### [GIVEN PROBLEM]
Starting at the first line of the listing below, repeat each line exactly until the line containing "import seaborn as sns", which you include. Leave out pictures.

........

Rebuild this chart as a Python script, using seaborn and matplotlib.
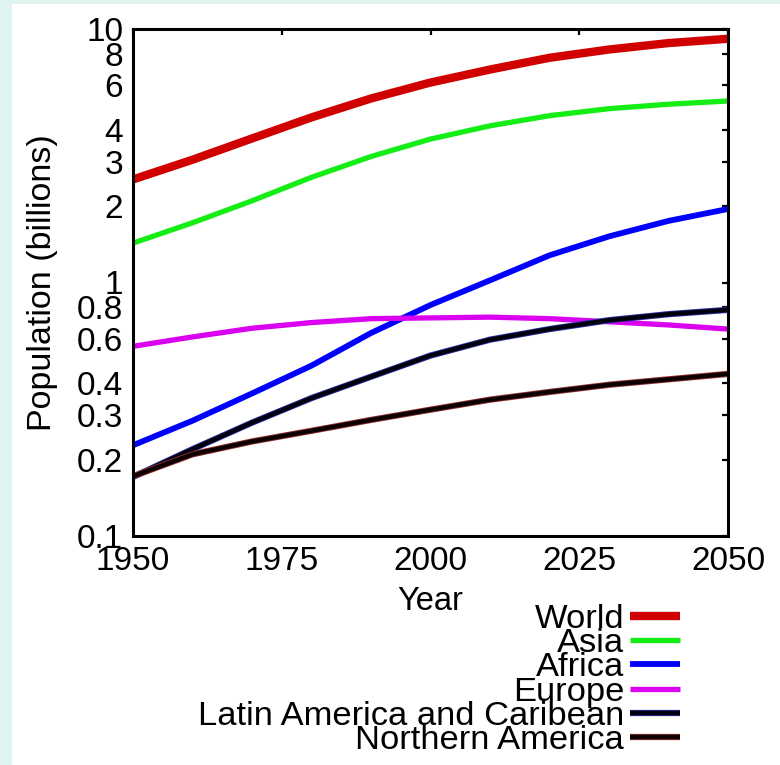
import matplotlib
matplotlib.use("Agg")
import matplotlib.pyplot as plt
import matplotlib.patheffects as pe
from matplotlib.patches import Rectangle
from matplotlib.ticker import FixedLocator, FixedFormatter, NullLocator
import numpy as np
import pandas as pd
import seaborn as sns

# ---------------- data (billions) ----------------
years = [1950, 1960, 1970, 1980, 1990, 2000, 2010, 2020, 2030, 2040, 2050]
world = [2.55, 3.05, 3.70, 4.48, 5.32, 6.15, 6.92, 7.70, 8.30, 8.80, 9.15]
asia = [1.43, 1.72, 2.10, 2.60, 3.14, 3.68, 4.15, 4.55, 4.85, 5.05, 5.20]
africa = [0.228, 0.285, 0.365, 0.47, 0.632, 0.815, 1.02, 1.28, 1.52, 1.75, 1.95]
europe = [0.56, 0.61, 0.66, 0.695, 0.72, 0.725, 0.73, 0.72, 0.70, 0.68, 0.655]
latin_america = [0.171, 0.22, 0.28, 0.35, 0.425, 0.515, 0.595, 0.655, 0.71, 0.75, 0.78]
northern_america = [0.172, 0.21, 0.236, 0.26, 0.287, 0.315, 0.345, 0.37, 0.395, 0.415, 0.436]

regions = ["World", "Asia", "Africa", "Europe",
           "Latin America and Caribean", "Northern America"]
series = [world, asia, africa, europe, latin_america, northern_america]

y_ticks = [0.1, 0.2, 0.3, 0.4, 0.6, 0.8, 1, 2, 3, 4, 6, 8, 10]
y_tick_labels = ["0.1", "0.2", "0.3", "0.4", "0.6", "0.8", "1", "2", "3", "4", "6", "8", "10"]
x_ticks = [1950, 1975, 2000, 2025, 2050]
x_tick_labels = ["1950", "1975", "2000", "2025", "2050"]

df = pd.DataFrame({
    "Year": np.tile(years, len(regions)),
    "Population": np.concatenate(series),
    "Region": np.repeat(regions, len(years)),
})

# ---------------- styles ----------------
colors = {"World": "#d10000", "Asia": "#14ee14", "Africa": "#0000ff",
          "Europe": "#da00f0", "Latin America and Caribean": "#00000c",
          "Northern America": "#0c0000"}
widths = {"World": 6.0, "Asia": 3.8, "Africa": 4.2, "Europe": 3.8,
          "Latin America and Caribean": 3.2, "Northern America": 3.2}
outline = {"Latin America and Caribean": "#2a2aa0", "Northern America": "#903030"}

sns.set_theme(style="white")
plt.rcParams["font.family"] = ["Liberation Sans", "DejaVu Sans"]
plt.rcParams["axes.unicode_minus"] = False

W, H = 780, 765
fig = plt.figure(figsize=(W / 100, H / 100), dpi=100)
fig.patch.set_facecolor("#dff4f1")
fig.patches.append(Rectangle((12 / W, 0), 1 - 12 / W, 1 - 4 / H,
                             transform=fig.transFigure, facecolor="white",
                             edgecolor="none", zorder=-5))

ax_l, ax_r, ax_t, ax_b = 133, 728, 29, 536
ax = fig.add_axes([ax_l / W, 1 - ax_b / H, (ax_r - ax_l) / W, (ax_b - ax_t) / H])
ax.set_facecolor("white")

for r in regions:
    sub = df[df["Region"] == r]
    sns.lineplot(data=sub, x="Year", y="Population", color=colors[r],
                 linewidth=widths[r], label=r, ax=ax, legend=False,
                 solid_capstyle="butt")
    line = ax.get_lines()[-1]
    line.set_clip_on(False)
    if r in outline:
        line.set_path_effects([pe.Stroke(linewidth=widths[r] + 1.3, foreground=outline[r]),
                               pe.Normal()])

ax.set_yscale("log")
ax.set_xlim(1950, 2050)
ax.set_ylim(0.1, 10)
ax.yaxis.set_major_locator(FixedLocator(y_ticks))
ax.yaxis.set_major_formatter(FixedFormatter(y_tick_labels))
ax.yaxis.set_minor_locator(NullLocator())
ax.xaxis.set_major_locator(FixedLocator(x_ticks))
ax.xaxis.set_major_formatter(FixedFormatter(x_tick_labels))

for s in ax.spines.values():
    s.set_visible(True)
    s.set_linewidth(2.2)
    s.set_color("black")

ax.tick_params(axis="both", which="major", direction="in", length=4.5, width=1.6,
               color="black", labelsize=24, labelcolor="black",
               top=True, right=True)
ax.tick_params(axis="x", pad=7)
ax.tick_params(axis="y", pad=7)

ax.set_xlabel("Year", fontsize=23.5, color="black")
ax.set_ylabel("Population (billions)", fontsize=24.5, color="black")
ax.xaxis.set_label_coords(0.5, (ax_b - 601) / (ax_b - ax_t))
ax.xaxis.label.set_va("center")
ax.yaxis.set_label_coords((43 - ax_l) / (ax_r - ax_l), 0.5)
ax.yaxis.label.set_va("center")

handles = ax.get_lines()
leg = fig.legend(handles, regions, loc="center right",
                 bbox_to_anchor=(680 / W, 1 - 680 / H),
                 frameon=False, markerfirst=False, fontsize=24.8,
                 handlelength=1.45, handletextpad=0.17, labelspacing=-0.2,
                 borderpad=0, borderaxespad=0)
for t in leg.get_texts():
    t.set_color("black")

fig.savefig("out.png", dpi=100, facecolor=fig.get_facecolor())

........

### [SOLUTION TO THIS TASK]
Rebuild this chart as a Python script, using seaborn and matplotlib.
import matplotlib
matplotlib.use("Agg")
import matplotlib.pyplot as plt
import matplotlib.patheffects as pe
from matplotlib.patches import Rectangle
from matplotlib.ticker import FixedLocator, FixedFormatter, NullLocator
import numpy as np
import pandas as pd
import seaborn as sns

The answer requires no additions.